Killers of the Flower Moon: The Osage Murders and the Birth of the FBI – David Grann

Killers of the Flower Moon FBI

Killers of the Flower Moon is a shocking true crime story, uncovering a chilling American conspiracy of calculated, cold-blooded murder in a very recent “wild west”.

It really is captivating reading. I don’t read a lot of true crime but I hoovered through this.. (see what I did there).

And it’s not at all surprising to me that we’ll be seeing this story played out on the big screen. Work on the film is underway, apparently starring Leonardo DiCaprio.

Finally, with my interest as an anthropology student piqued, I plan to read more about the Native American people. Growing up down under we don’t learn a lot of American history.


In the 1920s, the richest people per capita in the world were members of the Osage Nation in Oklahoma. After oil was discovered beneath their land, the Osage rode in chauffeured automobiles, built mansions, and sent their children to study in Europe. Then, one by one, the Osage began to be killed off. The family of an Osage woman, Mollie Burkhart, became a prime target. One of her relatives was shot. Another was poisoned. And it was just the beginning, as more and more Osage were dying under mysterious circumstances, and many of those who dared to investigate the killings were themselves murdered.

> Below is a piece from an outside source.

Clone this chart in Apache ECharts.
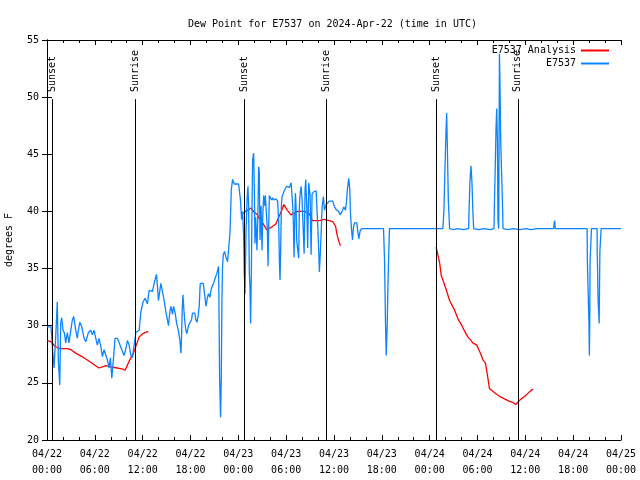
<!DOCTYPE html>
<html>
<head>
<meta charset="utf-8">
<script src="https://cdn.jsdelivr.net/npm/echarts@6/dist/echarts.min.js"></script>
<style>html,body{margin:0;padding:0;background:#fff}#c{width:640px;height:480px}</style>
</head>
<body>
<div id="c"></div>
<script>
// x values are hours since 2024-04-22 00:00 UTC
const xTickLabels = ['04/22\n00:00','04/22\n06:00','04/22\n12:00','04/22\n18:00','04/23\n00:00','04/23\n06:00','04/23\n12:00','04/23\n18:00','04/24\n00:00','04/24\n06:00','04/24\n12:00','04/24\n18:00','04/25\n00:00'];
const yTicks = [20,25,30,35,40,45,50,55];

const sunEvents = [[0.65,'Sunset'],[11.08,'Sunrise'],[24.74,'Sunset'],[35.0,'Sunrise'],[48.79,'Sunset'],[59.05,'Sunrise']];

const analysisSeries = [
[0.0,28.7],[0.5,28.6],[0.67,28.5],[1.0,28.2],[1.6,28.0],[2.55,28.0],[3.0,27.9],[3.6,27.6],[4.4,27.3],[5.06,27.0],[5.7,26.7],[6.5,26.3],[6.95,26.4],[7.4,26.5],[8.0,26.4],[8.8,26.3],[9.5,26.2],[9.8,26.1],[10.3,26.9],[10.85,27.6],[11.2,28.3],[11.55,29.0],[12.0,29.3],[12.3,29.4],[12.7,29.5],
[13.0,null],
[24.5,39.8],[24.9,40.0],[25.6,40.3],[25.9,40.0],[26.4,39.7],[26.6,39.4],[27.05,39.0],[27.55,38.4],[28.1,38.6],[28.7,38.9],[28.95,39.0],[29.2,39.7],[29.45,40.1],[29.7,40.6],[30.15,40.1],[30.6,39.7],[31.45,40.0],[32.3,40.0],[32.9,39.8],[33.3,39.2],[34.2,39.2],[34.8,39.3],[35.4,39.2],[35.85,39.1],[36.2,38.7],[36.4,37.9],[36.6,37.4],[36.8,37.0],
[37.0,null],
[48.8,36.9],[49.0,36.3],[49.25,35.5],[49.45,34.4],[49.66,34.0],[50.1,33.1],[50.5,32.2],[50.8,31.8],[51.1,31.4],[51.55,30.6],[51.97,30.1],[52.4,29.5],[52.8,29.0],[53.2,28.7],[53.4,28.5],[53.9,28.3],[54.3,27.7],[54.7,27.0],[55.0,26.7],[55.24,25.7],[55.5,24.5],[55.7,24.4],[56.4,24.0],[56.8,23.8],[57.4,23.6],[57.95,23.4],[58.4,23.3],[58.8,23.1],[59.1,23.35],[59.5,23.6],[59.9,23.8],[60.35,24.1],[60.8,24.4],[61.0,24.4]
];

const stationSeries = [
[0.0,29.9],[0.5,29.9],[0.67,28.2],[0.88,26.3],[1.09,29.0],[1.29,32.1],[1.42,27.0],[1.6,24.8],[1.72,30.2],[1.85,30.7],[2.01,29.6],[2.17,29.4],[2.35,28.5],[2.55,29.4],[2.76,28.5],[2.98,29.6],[3.18,30.5],[3.35,30.8],[3.61,29.6],[3.81,28.9],[3.93,29.6],[4.11,30.3],[4.36,29.9],[4.65,28.9],[4.86,28.6],[5.19,29.4],[5.49,29.6],[5.69,29.2],[5.9,29.6],[6.12,28.9],[6.32,28.3],[6.53,28.9],[6.75,28.2],[6.95,27.3],[7.16,27.9],[7.58,27.0],[7.79,26.3],[7.95,27.2],[8.13,25.4],[8.29,26.7],[8.54,28.9],[8.83,28.9],[9.05,28.5],[9.38,27.9],[9.67,27.4],[9.89,28.0],[10.09,28.7],[10.3,28.3],[10.52,27.4],[10.72,27.2],[10.93,28.3],[11.14,29.4],[11.56,29.6],[11.77,31.2],[12.06,32.1],[12.31,32.4],[12.6,31.9],[12.81,33.1],[13.23,33.0],[13.44,33.7],[13.73,34.5],[13.86,33.4],[13.98,32.2],[14.16,33.1],[14.28,33.7],[14.48,33.8],[14.7,32.2],[14.91,31.2],[15.11,30.5],[15.24,30.0],[15.41,31.2],[15.54,31.7],[15.74,31.0],[15.87,31.7],[16.08,31.1],[16.24,30.3],[16.42,30.3],[16.5,29.5],[16.67,28.7],[16.8,27.6],[16.87,28.9],[16.96,31.4],[17.05,32.7],[17.17,31.4],[17.3,30.3],[17.42,29.6],[17.55,29.3],[17.75,30.0],[17.93,30.3],[18.13,30.5],[18.25,31.1],[18.55,31.1],[18.68,30.5],[18.81,30.3],[18.97,30.9],[19.1,31.8],[19.22,33.7],[19.6,33.7],[19.76,32.8],[19.94,31.7],[20.1,32.4],[20.26,32.8],[20.44,32.5],[20.57,33.1],[20.69,33.4],[20.89,33.7],[21.11,34.2],[21.32,34.6],[21.45,35.0],[21.52,35.2],[21.57,32.0],[21.65,25.4],[21.77,22.0],[21.86,25.4],[21.94,32.2],[22.02,35.2],[22.11,36.2],[22.27,36.5],[22.45,36.0],[22.65,35.6],[22.77,35.5],[22.95,38.1],[23.12,41.9],[23.28,42.8],[23.49,42.4],[24.03,42.4],[24.12,41.9],[24.28,40.9],[24.41,39.3],[24.54,40.0],[24.66,37.9],[24.75,34.6],[24.84,32.8],[24.96,38.1],[25.09,41.0],[25.21,42.2],[25.29,40.5],[25.38,34.6],[25.46,33.4],[25.54,30.2],[25.63,34.6],[25.72,40.5],[25.79,44.5],[25.92,45.1],[26.01,41.9],[26.09,37.2],[26.17,39.5],[26.26,38.1],[26.34,36.6],[26.47,40.5],[26.55,43.9],[26.63,43.4],[26.72,37.5],[26.85,40.5],[26.97,36.6],[27.05,39.2],[27.17,41.4],[27.3,40.5],[27.39,41.4],[27.55,41.4],[27.64,38.4],[27.73,35.2],[27.8,38.4],[27.89,41.4],[28.02,41.4],[28.18,41.0],[28.31,41.2],[28.43,41.0],[28.52,40.9],[28.73,41.1],[28.93,40.9],[29.06,39.1],[29.15,35.7],[29.23,34.0],[29.31,36.6],[29.4,40.5],[29.48,41.3],[29.65,41.6],[29.81,41.9],[30.06,42.2],[30.4,42.1],[30.62,42.5],[30.74,42.4],[30.82,40.5],[30.9,39.0],[30.99,36.0],[31.07,39.0],[31.16,41.6],[31.24,40.5],[31.32,37.5],[31.41,36.9],[31.57,35.9],[31.66,40.5],[31.75,41.6],[31.87,42.2],[32.0,41.0],[32.12,38.7],[32.25,36.3],[32.37,41.9],[32.45,42.8],[32.58,40.5],[32.7,36.8],[32.83,42.5],[33.0,41.4],[33.13,36.2],[33.25,41.5],[33.42,41.7],[33.76,41.8],[33.96,38.7],[34.08,36.6],[34.17,34.7],[34.3,36.6],[34.42,38.7],[34.51,40.4],[34.67,41.3],[34.8,40.1],[35.01,40.6],[35.21,40.7],[35.43,40.9],[35.84,40.9],[36.06,40.4],[36.34,40.1],[36.6,40.0],[36.77,39.7],[37.02,40.0],[37.22,40.4],[37.44,40.1],[37.56,40.8],[37.69,42.0],[37.85,42.9],[37.98,41.9],[38.07,39.8],[38.19,38.5],[38.32,37.5],[38.44,38.6],[38.57,39.0],[38.86,39.0],[38.98,38.3],[39.11,37.6],[39.28,38.3],[39.45,38.5],
[42.21,38.5],[42.34,35.7],[42.46,30.2],[42.55,27.4],[42.68,30.2],[42.75,33.0],[42.88,36.6],[42.96,38.5],
[48.8,38.5],[49.0,38.4],[49.3,38.5],[49.66,38.5],[49.79,40.1],[49.91,43.5],[50.04,46.8],[50.13,48.6],[50.21,46.0],[50.34,41.0],[50.5,38.5],[51.0,38.4],[51.5,38.5],[52.2,38.4],[52.89,38.5],[52.93,39.8],[53.05,42.6],[53.18,44.0],[53.3,42.6],[53.43,39.8],[53.52,38.5],[54.2,38.4],[54.8,38.5],[55.6,38.4],[56.07,38.5],[56.11,40.3],[56.24,44.3],[56.32,47.2],[56.41,49.0],[56.5,46.2],[56.57,39.2],[56.66,38.5],[56.75,53.8],[56.82,51.2],[56.91,46.2],[57.04,46.2],[57.12,41.0],[57.2,38.5],[57.8,38.4],[58.5,38.5],[59.3,38.4],[60.1,38.5],[60.7,38.4],[61.5,38.5],[63.55,38.5],[63.62,39.0],[63.68,39.2],[63.75,38.5],
[67.75,38.5],[67.78,35.7],[67.95,35.7],[67.98,30.2],[68.03,27.4],[68.08,30.2],[68.12,35.7],[68.28,35.7],[68.3,38.5],
[69.0,38.5],[69.02,36.5],[69.13,32.2],[69.26,30.2],[69.35,36.5],[69.51,38.5],[72.0,38.5]
];

const FONT = 'DejaVu Sans Mono';
const LINE_TOP = 49.83;

const chart = echarts.init(document.getElementById('c'), null, {renderer: 'canvas'});

const tickCommon = {
  axisLine: {show: true, lineStyle: {color: '#000', width: 1}},
  splitLine: {show: false}
};

const option = {
  animation: false,
  backgroundColor: '#fff',
  textStyle: {fontFamily: FONT},
  title: {
    text: 'Dew Point for E7537 on 2024-Apr-22 (time in UTC)',
    left: 183, top: 14,
    textStyle: {fontFamily: FONT, fontSize: 10, fontWeight: 'normal', color: '#000'}
  },
  legend: {
    orient: 'vertical',
    right: 30, top: 44, padding: 0,
    align: 'right',
    itemWidth: 28, itemHeight: 13, itemGap: 0,
    itemStyle: {opacity: 0},
    textStyle: {fontFamily: FONT, fontSize: 10, color: '#000', lineHeight: 13},
    data: ['E7537 Analysis', 'E7537']
  },
  grid: {left: 47, right: 19, top: 40, bottom: 40, containLabel: false, outerBoundsMode: 'none'},
  xAxis: [
    Object.assign({
      type: 'value', min: 0, max: 72, interval: 6, position: 'bottom',
      axisTick: {show: true, inside: true, length: 5, lineStyle: {color: '#000'}},
      minorTick: {show: true, splitNumber: 3, length: 3, lineStyle: {color: '#000'}},
      axisLabel: {
        show: true, margin: 6, color: '#000', fontFamily: FONT, fontSize: 10, lineHeight: 16,
        formatter: function (v) { return xTickLabels[Math.round(v / 6)]; }
      }
    }, tickCommon),
    Object.assign({
      type: 'value', min: 0, max: 72, interval: 6, position: 'top',
      axisTick: {show: true, inside: true, length: 5, lineStyle: {color: '#000'}},
      minorTick: {show: true, splitNumber: 3, length: 3, lineStyle: {color: '#000'}},
      axisLabel: {show: false}
    }, tickCommon)
  ],
  yAxis: [
    Object.assign({
      type: 'value', min: yTicks[0], max: yTicks[yTicks.length - 1], interval: 5, position: 'left',
      name: 'degrees F', nameLocation: 'middle', nameGap: 33, nameRotate: 90,
      nameTextStyle: {fontFamily: FONT, fontSize: 10, color: '#000'},
      axisTick: {show: true, inside: true, length: 5, lineStyle: {color: '#000'}},
      axisLabel: {show: true, margin: 8, color: '#000', fontFamily: FONT, fontSize: 10}
    }, tickCommon),
    Object.assign({
      type: 'value', min: yTicks[0], max: yTicks[yTicks.length - 1], interval: 5, position: 'right',
      axisTick: {show: true, inside: true, length: 5, lineStyle: {color: '#000'}},
      axisLabel: {show: false}
    }, tickCommon)
  ],
  series: [
    {
      name: 'E7537 Analysis', type: 'line', xAxisIndex: 0, yAxisIndex: 0,
      data: analysisSeries, symbol: 'none', connectNulls: false,
      lineStyle: {color: '#ff0000', width: 1.3}, itemStyle: {color: '#ff0000'},
      z: 2,
      markLine: {
        silent: true, symbol: ['none', 'none'],
        label: {show: false},
        lineStyle: {color: '#000', width: 1, type: 'solid'},
        data: sunEvents.map(function (e) {
          return [{coord: [e[0], 20]}, {coord: [e[0], LINE_TOP]}];
        })
      }
    },
    {
      name: 'E7537', type: 'line', xAxisIndex: 0, yAxisIndex: 0,
      data: stationSeries, symbol: 'none',
      lineStyle: {color: '#0a84ff', width: 1.3}, itemStyle: {color: '#0a84ff'},
      z: 3,
      markLine: {
        silent: true, symbol: ['none', 'none'],
        lineStyle: {color: 'rgba(0,0,0,0)', width: 1, type: 'solid'},
        label: {
          show: true, position: 'insideStart', distance: 7, opacity: 1,
          fontFamily: FONT, fontSize: 10, color: '#000',
          formatter: function (p) { return p.name || (p.data && p.data.name) || ''; }
        },
        data: sunEvents.map(function (e) {
          return [{name: e[1], coord: [e[0], LINE_TOP]}, {name: e[1], coord: [e[0], 55]}];
        })
      }
    }
  ]
};
chart.setOption(option);
</script>
</body>
</html>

As the death toll rose, the newly created FBI took up the case, and the young director, J. Edgar Hoover, turned to a former Texas Ranger named Tom White to try to unravel the mystery. White put together an undercover team, including a Native American agent who infiltrated the region, and together with the Osage began to expose one of the most chilling conspiracies in American history.

My book #9 in 2019

Killers of the Flower Moon: The Osage Murders and the Birth of the FBI

MY RATING: ⭐️⭐️⭐️⭐️

AWARDS AND RECOGNITION: Time Magazine’s top 10 non-fiction of 2017; NY Times Notable Book; National Book Award Finalist; Andrew Carnegie Medal Nominee for Nonfiction 2018; Long listed for Man Booker 2018; Edgar Award for Best Fact Crime 2018.